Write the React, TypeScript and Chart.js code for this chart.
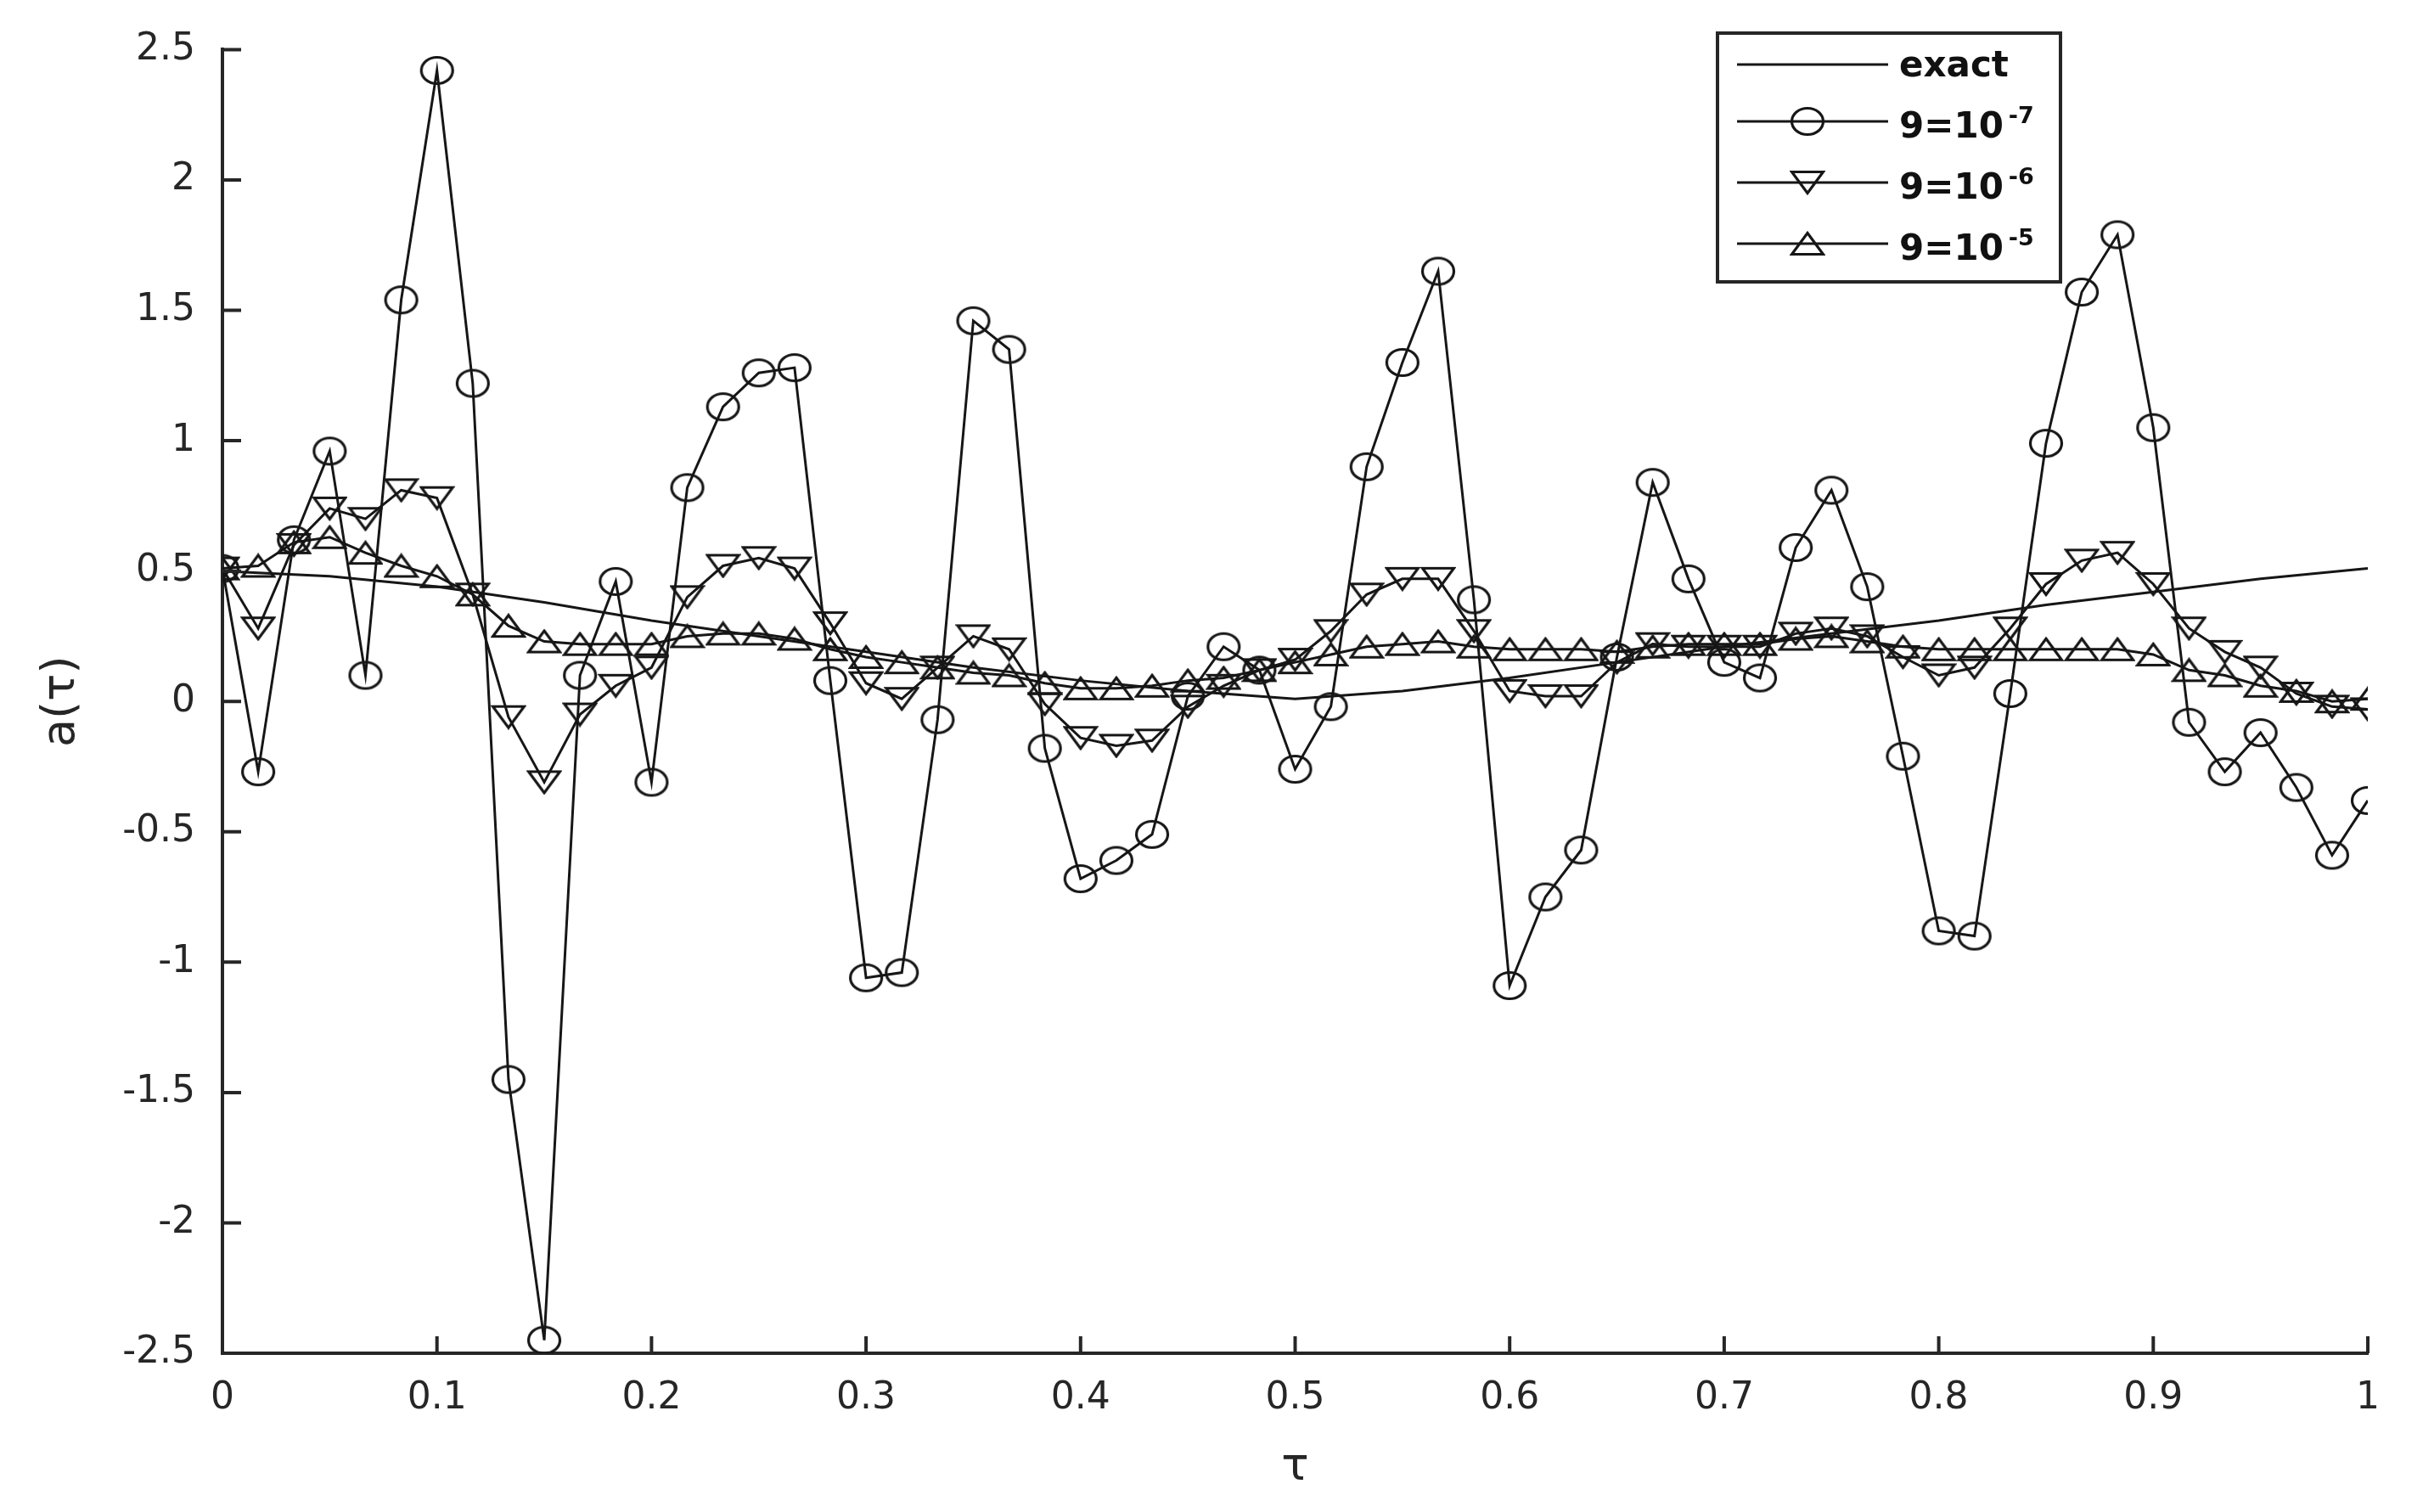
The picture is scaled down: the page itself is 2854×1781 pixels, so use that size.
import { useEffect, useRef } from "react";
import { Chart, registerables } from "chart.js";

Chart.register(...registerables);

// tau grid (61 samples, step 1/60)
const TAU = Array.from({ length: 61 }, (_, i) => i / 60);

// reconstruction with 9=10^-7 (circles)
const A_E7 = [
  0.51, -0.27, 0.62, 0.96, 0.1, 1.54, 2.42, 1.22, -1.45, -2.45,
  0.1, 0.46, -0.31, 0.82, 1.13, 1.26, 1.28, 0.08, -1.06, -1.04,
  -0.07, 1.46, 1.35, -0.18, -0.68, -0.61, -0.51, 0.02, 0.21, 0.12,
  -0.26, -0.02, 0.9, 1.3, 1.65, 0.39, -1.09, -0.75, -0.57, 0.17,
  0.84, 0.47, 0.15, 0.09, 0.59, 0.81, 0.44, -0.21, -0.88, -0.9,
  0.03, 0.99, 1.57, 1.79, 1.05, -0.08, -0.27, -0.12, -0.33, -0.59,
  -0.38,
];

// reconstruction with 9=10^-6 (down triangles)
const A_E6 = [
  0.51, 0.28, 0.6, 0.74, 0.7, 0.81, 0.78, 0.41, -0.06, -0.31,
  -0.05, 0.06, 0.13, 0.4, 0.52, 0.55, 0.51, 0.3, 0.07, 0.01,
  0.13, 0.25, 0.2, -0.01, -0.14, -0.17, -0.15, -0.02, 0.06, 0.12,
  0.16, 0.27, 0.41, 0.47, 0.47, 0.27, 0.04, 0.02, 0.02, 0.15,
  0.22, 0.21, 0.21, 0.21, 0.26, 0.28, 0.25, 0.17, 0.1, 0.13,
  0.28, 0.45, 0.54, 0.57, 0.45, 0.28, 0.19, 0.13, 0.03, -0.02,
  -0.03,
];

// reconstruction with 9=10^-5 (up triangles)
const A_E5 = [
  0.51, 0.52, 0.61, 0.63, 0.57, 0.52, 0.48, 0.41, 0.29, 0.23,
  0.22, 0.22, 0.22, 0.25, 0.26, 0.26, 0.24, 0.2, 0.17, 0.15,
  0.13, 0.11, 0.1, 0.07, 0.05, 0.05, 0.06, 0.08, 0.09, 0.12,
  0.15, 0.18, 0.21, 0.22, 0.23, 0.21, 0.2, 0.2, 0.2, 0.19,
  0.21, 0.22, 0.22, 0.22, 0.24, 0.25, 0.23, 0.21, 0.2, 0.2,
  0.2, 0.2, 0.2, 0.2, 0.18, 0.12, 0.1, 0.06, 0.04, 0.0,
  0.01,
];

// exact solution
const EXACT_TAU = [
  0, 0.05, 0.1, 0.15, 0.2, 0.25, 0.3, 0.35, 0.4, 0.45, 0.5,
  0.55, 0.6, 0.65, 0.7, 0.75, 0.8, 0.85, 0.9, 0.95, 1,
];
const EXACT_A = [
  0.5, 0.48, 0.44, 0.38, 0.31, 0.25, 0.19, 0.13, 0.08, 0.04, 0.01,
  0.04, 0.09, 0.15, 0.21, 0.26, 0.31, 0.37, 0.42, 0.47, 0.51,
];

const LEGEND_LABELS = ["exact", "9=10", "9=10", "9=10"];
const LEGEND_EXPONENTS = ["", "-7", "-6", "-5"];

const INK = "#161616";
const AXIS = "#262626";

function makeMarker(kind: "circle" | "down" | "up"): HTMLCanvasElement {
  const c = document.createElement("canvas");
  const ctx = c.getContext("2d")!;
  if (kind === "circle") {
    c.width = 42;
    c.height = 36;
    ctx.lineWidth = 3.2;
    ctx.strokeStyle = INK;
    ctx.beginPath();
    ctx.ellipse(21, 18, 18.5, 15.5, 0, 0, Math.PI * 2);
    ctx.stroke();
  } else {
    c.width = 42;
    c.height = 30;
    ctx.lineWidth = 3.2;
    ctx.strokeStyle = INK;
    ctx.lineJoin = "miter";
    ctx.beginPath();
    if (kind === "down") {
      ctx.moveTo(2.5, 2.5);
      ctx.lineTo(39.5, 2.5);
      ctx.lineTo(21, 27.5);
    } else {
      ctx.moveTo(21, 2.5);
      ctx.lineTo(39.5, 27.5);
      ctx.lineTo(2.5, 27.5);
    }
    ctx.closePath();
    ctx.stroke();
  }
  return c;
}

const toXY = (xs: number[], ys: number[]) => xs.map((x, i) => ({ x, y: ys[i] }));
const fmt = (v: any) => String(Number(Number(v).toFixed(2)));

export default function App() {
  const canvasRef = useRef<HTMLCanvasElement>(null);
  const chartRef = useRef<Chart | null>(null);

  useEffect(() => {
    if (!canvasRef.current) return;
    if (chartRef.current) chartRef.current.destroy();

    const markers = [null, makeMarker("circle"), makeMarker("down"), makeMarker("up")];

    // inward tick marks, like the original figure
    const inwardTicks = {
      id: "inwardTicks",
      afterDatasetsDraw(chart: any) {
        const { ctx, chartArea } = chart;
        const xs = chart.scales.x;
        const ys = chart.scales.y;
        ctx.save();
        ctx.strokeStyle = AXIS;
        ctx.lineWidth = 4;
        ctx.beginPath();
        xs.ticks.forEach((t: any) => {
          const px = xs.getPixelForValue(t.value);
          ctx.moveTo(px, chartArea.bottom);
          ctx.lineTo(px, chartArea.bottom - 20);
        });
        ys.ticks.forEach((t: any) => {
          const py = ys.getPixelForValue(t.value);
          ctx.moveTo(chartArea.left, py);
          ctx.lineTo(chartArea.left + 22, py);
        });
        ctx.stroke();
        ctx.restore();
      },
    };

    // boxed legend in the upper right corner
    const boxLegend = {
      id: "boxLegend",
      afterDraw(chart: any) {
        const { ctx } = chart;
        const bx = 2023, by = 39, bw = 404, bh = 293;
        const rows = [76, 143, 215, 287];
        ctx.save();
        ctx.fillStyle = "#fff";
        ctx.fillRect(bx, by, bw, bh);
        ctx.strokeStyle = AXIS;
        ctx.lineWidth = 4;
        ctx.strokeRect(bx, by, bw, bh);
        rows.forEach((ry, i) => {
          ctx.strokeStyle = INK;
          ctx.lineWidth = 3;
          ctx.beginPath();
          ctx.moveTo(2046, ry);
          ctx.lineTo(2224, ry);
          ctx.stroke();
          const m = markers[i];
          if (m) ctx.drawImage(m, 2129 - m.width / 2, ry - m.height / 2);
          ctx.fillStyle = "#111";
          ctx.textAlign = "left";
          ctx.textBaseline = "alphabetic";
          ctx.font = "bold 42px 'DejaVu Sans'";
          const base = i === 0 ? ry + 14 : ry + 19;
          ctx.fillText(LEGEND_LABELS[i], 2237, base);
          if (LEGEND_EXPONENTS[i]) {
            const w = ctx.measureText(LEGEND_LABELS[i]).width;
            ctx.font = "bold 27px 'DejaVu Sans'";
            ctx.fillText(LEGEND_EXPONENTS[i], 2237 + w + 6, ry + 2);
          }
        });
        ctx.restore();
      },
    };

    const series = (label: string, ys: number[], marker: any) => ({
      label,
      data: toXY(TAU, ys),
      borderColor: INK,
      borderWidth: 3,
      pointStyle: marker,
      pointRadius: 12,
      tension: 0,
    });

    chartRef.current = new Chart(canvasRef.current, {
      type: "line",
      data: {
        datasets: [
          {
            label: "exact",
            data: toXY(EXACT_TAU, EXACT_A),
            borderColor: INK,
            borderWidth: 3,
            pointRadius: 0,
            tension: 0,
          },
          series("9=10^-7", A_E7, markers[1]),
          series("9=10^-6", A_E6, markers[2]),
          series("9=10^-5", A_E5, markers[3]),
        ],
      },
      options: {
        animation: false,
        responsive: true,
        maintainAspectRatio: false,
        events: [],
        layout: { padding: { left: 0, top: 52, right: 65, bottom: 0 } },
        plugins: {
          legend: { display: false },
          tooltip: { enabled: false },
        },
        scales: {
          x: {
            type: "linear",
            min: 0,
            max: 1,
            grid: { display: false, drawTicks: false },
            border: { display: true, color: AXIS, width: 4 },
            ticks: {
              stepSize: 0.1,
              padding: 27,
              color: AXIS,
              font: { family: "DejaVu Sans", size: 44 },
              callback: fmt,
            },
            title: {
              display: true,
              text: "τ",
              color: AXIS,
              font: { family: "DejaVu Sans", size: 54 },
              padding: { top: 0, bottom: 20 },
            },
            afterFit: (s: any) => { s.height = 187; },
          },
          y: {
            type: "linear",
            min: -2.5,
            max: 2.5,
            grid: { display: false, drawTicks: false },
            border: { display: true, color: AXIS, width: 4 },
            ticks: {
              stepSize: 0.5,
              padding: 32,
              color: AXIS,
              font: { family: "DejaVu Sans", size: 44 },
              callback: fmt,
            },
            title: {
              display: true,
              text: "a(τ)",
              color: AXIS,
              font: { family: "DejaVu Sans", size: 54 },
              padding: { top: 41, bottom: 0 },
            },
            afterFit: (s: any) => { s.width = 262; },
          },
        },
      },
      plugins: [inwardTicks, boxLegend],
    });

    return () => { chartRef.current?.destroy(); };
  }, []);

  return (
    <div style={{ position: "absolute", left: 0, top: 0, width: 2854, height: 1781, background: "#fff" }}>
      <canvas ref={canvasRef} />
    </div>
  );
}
────────────────
Starting at the line that contains "The picture is" and ending at the line that contains "Chart.register(...registerables);", repeat each line exactly, both ends included, and nothing else.

**Task result:**
The picture is scaled down: the page itself is 2854×1781 pixels, so use that size.
import { useEffect, useRef } from "react";
import { Chart, registerables } from "chart.js";

Chart.register(...registerables);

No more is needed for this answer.